Roadrunners Safe Return and Strategic Plan highlights

An update on the Roadrunners Safe Return plan covered the steps that the University has taken to ensure a smooth and safe return to campus this fall for a limited number of faculty, students and staff, including health protocols, PPE kits, custom signage and reconfiguring the layouts for classrooms. The Roadrunners Safe Return Committee has also planned for what-if scenarios such as if there is a positive case on campus, if someone doesn’t wear a mask or if the University needs to move its operations fully online again. The committee’s focus is on remaining agile and vigilant while also preparing for spring 2021, with the hope of maximizing space to bring more people back to campus.

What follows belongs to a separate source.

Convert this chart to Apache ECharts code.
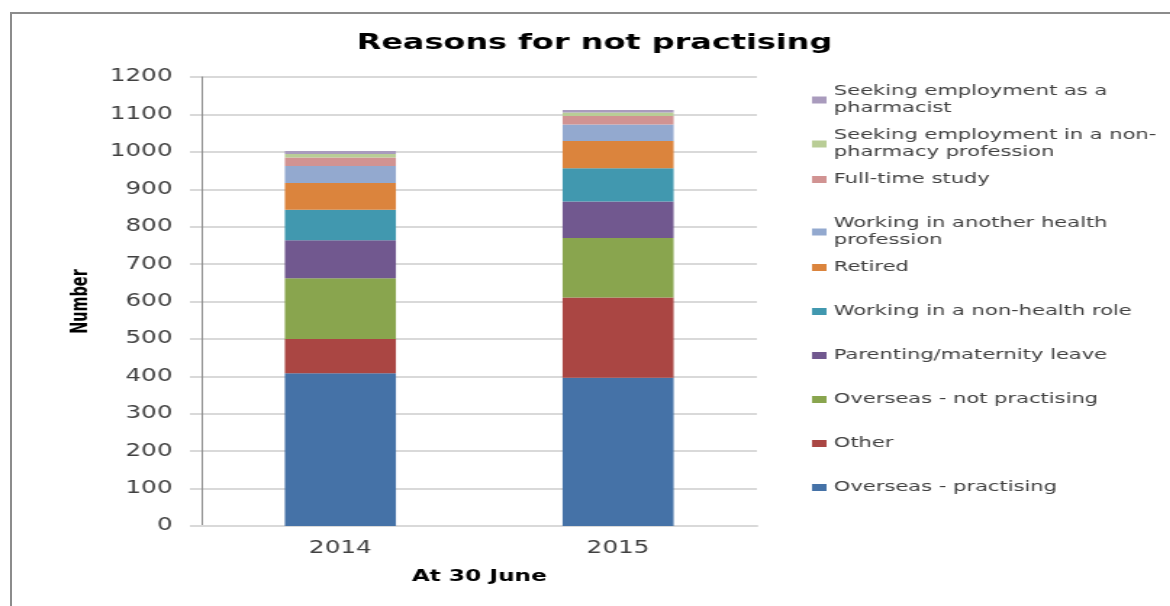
<!DOCTYPE html>
<html>
<head>
<meta charset="utf-8">
<script src="https://cdn.jsdelivr.net/npm/echarts@6/dist/echarts.min.js"></script>
<style>
    html, body {
        margin: 0;
        padding: 0;
        background: #fff;
        overflow: hidden;
    }

    /* the original picture is stretched sideways, so the chart is too */
    #chart {
        width: 807px;
        height: 606px;
        transform: scaleX(1.45);
        transform-origin: 0 0;
    }

    .frame {
        position: absolute;
        left: 10px;
        top: 12px;
        width: 1300px;
        height: 700px;
        border-left: 2px solid #8c8c8c;
        border-top: 2px solid #8c8c8c;
        pointer-events: none;
    }
</style>
</head>
<body>
<div id="chart"></div>
<div class="frame"></div>
<script>
const categories = ['2014', '2015']

// stack order, bottom to top
const seriesNames = [
    'Overseas - practising',
    'Other',
    'Overseas - not practising',
    'Parenting/maternity leave',
    'Working in a non-health role',
    'Retired',
    'Working in another health\nprofession',
    'Full-time study',
    'Seeking employment in a non-\npharmacy profession',
    'Seeking employment as a\npharmacist'
]

const overseasPractising = [408, 396]
const other = [92, 215]
const overseasNotPractising = [162, 159]
const parenting = [102, 97]
const nonHealthRole = [81, 89]
const retired = [72, 73]
const anotherHealth = [45, 44]
const fullTimeStudy = [23, 23]
const seekingNonPharmacy = [9, 9]
const seekingPharmacist = [8, 7]

const yMin = 0, yMax = 1200, yStep = 100

const colors = ['#4572A7', '#AA4643', '#89A54E', '#71588F', '#4198AF',
    '#DB843D', '#93A9CF', '#D19392', '#B9CD96', '#A99BBD']

const values = [overseasPractising, other, overseasNotPractising, parenting, nonHealthRole,
    retired, anotherHealth, fullTimeStudy, seekingNonPharmacy, seekingPharmacist]

const font = 'DejaVu Sans'
const chart = echarts.init(document.getElementById('chart'))

let seriesData = seriesNames.map((name, index) => {
    return {
        name: name,
        type: 'bar',
        stack: 'total',
        data: values[index],
        barCategoryGap: '60%',
        itemStyle: { color: colors[index] }
    }
})

// legend reads top to bottom from the top of the stack, one row every 44px
let legends = seriesNames.slice().reverse().map((name, i) => {
    return {
        data: [name],
        orient: 'vertical',
        left: 560,
        top: 83 + i * 44,
        padding: 0,
        icon: 'rect',
        itemWidth: 10,
        itemHeight: 7,
        selectedMode: false,
        textStyle: {
            fontFamily: font,
            fontSize: 14.5,
            lineHeight: 17,
            color: '#404040'
        }
    }
})

chart.setOption({
    animation: false,
    title: {
        text: 'Reasons for not practising',
        left: 410,
        textAlign: 'center',
        top: 32,
        padding: 0,
        textStyle: {
            fontFamily: font,
            fontSize: 22,
            fontWeight: 'bold',
            color: '#000'
        }
    },
    legend: legends,
    grid: {
        left: 139,
        right: 285,
        top: 77,
        bottom: 80
    },
    xAxis: {
        type: 'category',
        data: categories,
        name: 'At 30 June',
        nameLocation: 'middle',
        nameGap: 43,
        nameTextStyle: {
            fontFamily: font,
            fontSize: 16,
            fontWeight: 'bold',
            color: '#000'
        },
        axisLine: {
            lineStyle: { color: '#d9d9d9', width: 2 }
        },
        axisTick: {
            length: 6,
            lineStyle: { color: '#8c8c8c' }
        },
        axisLabel: {
            margin: 14,
            fontFamily: font,
            fontSize: 17,
            color: '#404040'
        }
    },
    yAxis: {
        type: 'value',
        min: yMin,
        max: yMax,
        interval: yStep,
        name: 'Number',
        nameLocation: 'middle',
        nameGap: 75,
        nameTextStyle: {
            fontFamily: 'DejaVu Sans Condensed',
            fontSize: 16,
            fontWeight: 'bold',
            color: '#000'
        },
        axisLine: {
            show: true,
            lineStyle: { color: '#8c8c8c', width: 1 }
        },
        axisTick: {
            show: true,
            length: 8,
            lineStyle: { color: '#d9d9d9', width: 2 }
        },
        splitLine: {
            lineStyle: { color: '#d9d9d9', width: 2 }
        },
        axisLabel: {
            margin: 20,
            fontFamily: font,
            fontSize: 17,
            color: '#404040',
            formatter: (v) => String(v)
        }
    },
    series: seriesData
})
</script>
</body>
</html>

The Strategic Planning Team has resumed its work on the Strategic Plan, following a pause over the summer to focus on post-pandemic scenarios. Cathy Lucas, vice president of Strategy and External Affairs, outlined the next steps, which include drafting a vision statement, scenario planning and pillar discussion through October. The Strategic Plan will go to the Board of Trustees for approval in December, with the goal of having it go live in January.